N’empêche. On pourra vous enfoncer toutes les bondieuseries du monde au fond du rectum, le meilleur ami de l’Homme, c’est le vinyle. Plus précis qu’une femme, moins encombrant qu’un chien, ça fait remonter le souvenir plus vite qu’un album photo. Le gamin, on l’avait conçu en 1989, à la chute du Mur de Berlin, en écoutant Lou Reed, justement. Cette fois-ci c’était New-York, comme un signe, déjà, que le monde avait changé. Je me souviens très bien, on en avait parlé avec les potes au studio de Bagnolet : « Incroyable le retour du LouLou hein, son meilleur album depuis Street Hassle ». On l’avait même passé à notre gala de province pour la reformation de notre groupe, les Saint-Etienne Dolls. Bref. Cette soirée là, le vinyle tournait en boucle, c’était déjà ma dernière soirée d’homme libre : « Tiens prend-toi ça entre les jambes, tu la sens ma liberté au fond de tes reins ? Et là, tu l’aimes mon monde réunifié ? ». PPDA annonçait la chute du communisme et Guy-Michel poussait fort pour ouvrir les portes d’un autre paradis, ah ah ah ! Cette nuit-là, je l’avais limé très fort la démocratie, c’était une ex-groupie de Téléphone devenue fan de Goldman sur le tard. Là aussi, j’aurais pourtant dû me méfier, tous les signes étaient au rouge, moi y compris. « On l’appellera comment s’il y a un accident ? J’ai oublié ma pilule » avait-elle crié, sur la face B de Lou, en sueur. « Ce sera Brandon, en l’honneur des américains », avais-je répondu l’air très solennel, mi-sérieux mi-vidé par tant d’émotions.

Alors, après Berlin, quoi ? Mon espoir s’était simplement perdu au fond d’une impasse, d’un vagin, appelez ça comme vous voulez, ce serait la fin des doctrines, le début des idées au logis : On aurait des enfants, des écrans plus plats que nos femmes et des implants pour frimer dans les galeries marchandes en écoutant U2. Ca rappelait la guerre, c’était déjà ça de gagné, pour nous les réformés du rock’n’roll.

How do you think it feels / when you’re speeding and lonely, come here baby / How do you think it feels / when all you can say is if only (How do you think it feels, in Berlin)

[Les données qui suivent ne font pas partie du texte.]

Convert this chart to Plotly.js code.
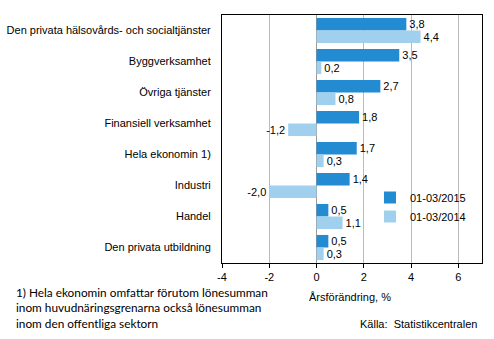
<!DOCTYPE html>
<html><head><meta charset="utf-8">
<script src="https://cdn.plot.ly/plotly-3.0.1.min.js"></script>
<style>body{margin:0;padding:0;background:#fff}#c{width:494px;height:339px}</style>
</head><body><div id="c"></div>
<script>
const categories = ["Den privata hälsovårds- och socialtjänster","Byggverksamhet","Övriga tjänster","Finansiell verksamhet","Hela ekonomin 1)","Industri","Handel","Den privata utbildning"];
const series2015 = [3.8,3.5,2.7,1.8,1.7,1.4,0.5,0.5];
const series2014 = [4.4,0.2,0.8,-1.2,0.3,-2.0,1.1,0.3];
const name2015 = "01-03/2015";
const name2014 = "01-03/2014";
const xTicks = [-4,-2,0,2,4,6];
const footnote = ["1) Hela ekonomin omfattar förutom lönesumman","inom huvudnäringsgrenarna också lönesumman","inom den offentliga sektorn"];

const W = 494, H = 339, ML = 222, MR = 12, MT = 15, MB = 76;
const PW = W-ML-MR, PH = H-MT-MB;
const px = x => (x-ML)/PW, py = y => (H-MB-y)/PH;

const font = {family:"Liberation Sans, Arial, sans-serif", size:11, color:"#000"};
const mk = (name, vals, color) => ({
  type:"bar", orientation:"h", name:name, y:categories, x:vals, showlegend:false,
  marker:{color:color}, text:vals.map(v=>v.toFixed(1).replace('.',',')),
  textposition:"outside", cliponaxis:false, textfont:font, hoverinfo:"skip"
});
const leg = (name, color) => ({type:"scatter", mode:"markers", name:name, x:[null], y:[null],
  marker:{symbol:"square", size:6, color:color}, showlegend:true});
const data = [mk(name2015, series2015, "#228BD2"), mk(name2014, series2014, "#A0D0EE"),
  leg(name2015, "#228BD2"), leg(name2014, "#A0D0EE")];
const fnFont = {family:"Lato, Open Sans, sans-serif",size:11.8,color:"#000"};
const annotations = [{xref:"paper",yref:"paper",x:px(14),y:py(283),xanchor:"left",yanchor:"top",align:"left",
  showarrow:false,text:footnote.join("<br>"),font:fnFont}];
annotations.push({xref:"paper",yref:"paper",x:px(307),y:py(297),xanchor:"left",yanchor:"middle",showarrow:false,text:"Årsförändring, %",font:font});
annotations.push({xref:"paper",yref:"paper",x:px(479),y:py(324),xanchor:"right",yanchor:"middle",showarrow:false,text:"Källa:  Statistikcentralen",font:font});
const layout = {
  width:W, height:H, margin:{l:ML,r:MR,t:MT,b:MB,autoexpand:false},
  paper_bgcolor:"#fff", plot_bgcolor:"#fff", font:font,
  barmode:"group", bargap:0.19, bargroupgap:0, separators:", ",
  showlegend:true,
  legend:{x:px(370),y:py(183),xanchor:"left",yanchor:"top",bgcolor:"rgba(255,255,255,0)",font:font,itemwidth:30,tracegroupgap:0,
    traceorder:"normal", itemsizing:"constant"},
  xaxis:{range:[-4,7], tickvals:xTicks, ticktext:xTicks.map(String), showgrid:true, gridcolor:"#BBBBBB", gridwidth:1,
    zeroline:true, zerolinecolor:"#999", zerolinewidth:1, showline:true, linecolor:"#000", linewidth:1, mirror:true,
    ticks:"outside", ticklen:4, tickcolor:"#000", tickfont:font, fixedrange:true, automargin:false},
  yaxis:{type:"category", autorange:"reversed", showgrid:false, zeroline:false, showline:true, linecolor:"#000", linewidth:1, mirror:true,
    ticks:"", ticklabelstandoff:8, tickfont:font, fixedrange:true, automargin:false},
  annotations:annotations
};
Plotly.newPlot("c", data, layout, {displayModeBar:false, staticPlot:true});
</script></body></html>
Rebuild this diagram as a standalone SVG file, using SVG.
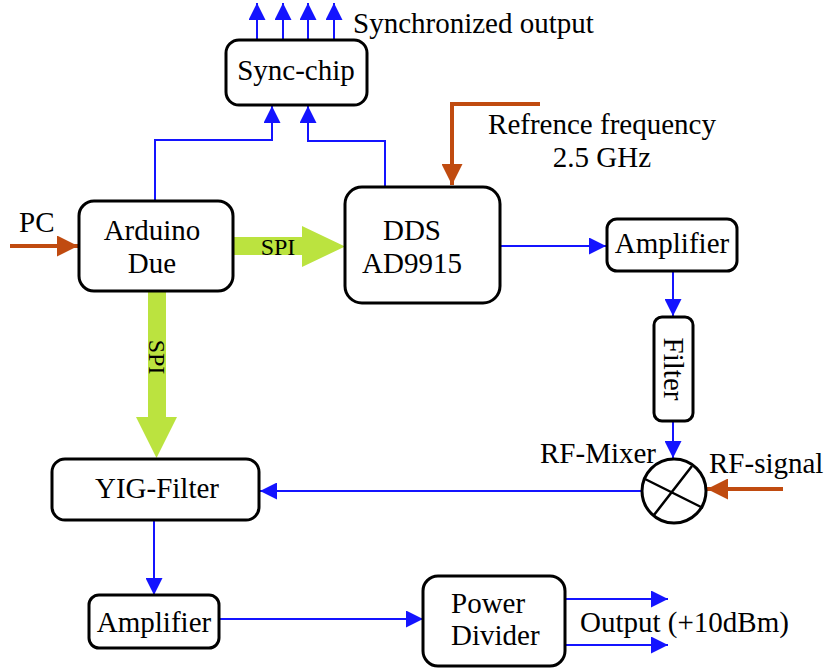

Comme tous les vieux empapaoutés de 68, j’ai tout connu. De loin, bien sûr. A chaque époque ou presque, des riffs, des filles et des guerres, parfois même tout à la fois. Et sans payer. Oh bien sûr, je vous lis d’ici : « Qu’est-ce qu’il vient nous bassiner le vieux Guy-Michel, avec ses histoires d’anciens combattants et son bol de Ricoré qui refroidit ? ». Bande de jeunes cons, vous êtes tous des Brandon en puissance, dépourvus de combats et d’ennemis. Pourtant, jusqu’à votre naissance, la guerre c’était comme la moustache : honteuse, plus personne n’en voulait mais on la voyait partout. C’était surtout l’assurance des lendemains meilleurs. Pendant trente ans, tout s’était enchaîné aussi facilement qu’une cystite à Woodstock, on y avait cru dur comme barre de fer à nos révolutions : On avait vécu l’après-guerre, VLAM, les débuts du rock’n’roll, la crise de Cuba en 1962, HOP, le début des Beatles, la guerre du Viet-Nam, ZWIM, c’était les Who à l’Isle de Wight (pour les copains, moi j’étais malade. Naturisme + Guy-Michel = bronchite aigüe). Quoi, le choc pétrolier de 1973 ? Ca donnait les New York Dolls pardi ! Pour les nostalgiques de la première guerre en Afghanistan en 78 (contre les soviets, bang bang !), restaient les débuts du Disco et pour les autres… le punk. Les années 80. Silence ou presque, déjà plus difficile de trouver une bataille, c’était le tressautement des fusils, plus personne n’y croyait vraiment et Bowie jouait hélas du synthé pendant que je « libérais » les dernières groupies du Palace. Jusqu’à ce maudit soir de 1989… Vous connaissez la fuite.

Mes derniers jeans troués, ils datent de la dernière vraie guerre, en 1991. Enfin, si seulement… Les débuts du grunge plutôt, pour une poignée d’irakiens sans piste de dance, foi de Guy-Michel, avant le silence radio. La suite, vous la connaissez mieux que moi. Les années du vide, vos années zéro, un Boeing qui s’écrase sur un malentendu, des remakes d’affrontements qui n’existent pas dans des pays déjà visités et une tripotée de lopettes en jeans serrés avec une cuillère d’argent coincée au fond du gosier. Alors ouais, une bonne guerre… Mais qu’on ne parle plus jamais de température. Souvent le soir, quand bobonne et Brandon sont au pieu, il m’arrive parfois de me relever pour remettre un vinyle sur la chaine, remettre quelques instants encore le doux son de la guerre froide sur les enceintes. Vingt ans plus tard, je comprends enfin, foi de rockeur, que le monde ne fut plus jamais pareil après la chute du mur. Et surtout plus un seul bon album de Lou Reed. Voilà, en fait, la fin de la guerre froide, ça se résume à cela : plus jamais un seul disque potable de cette grosse feignasse de Lou Reed.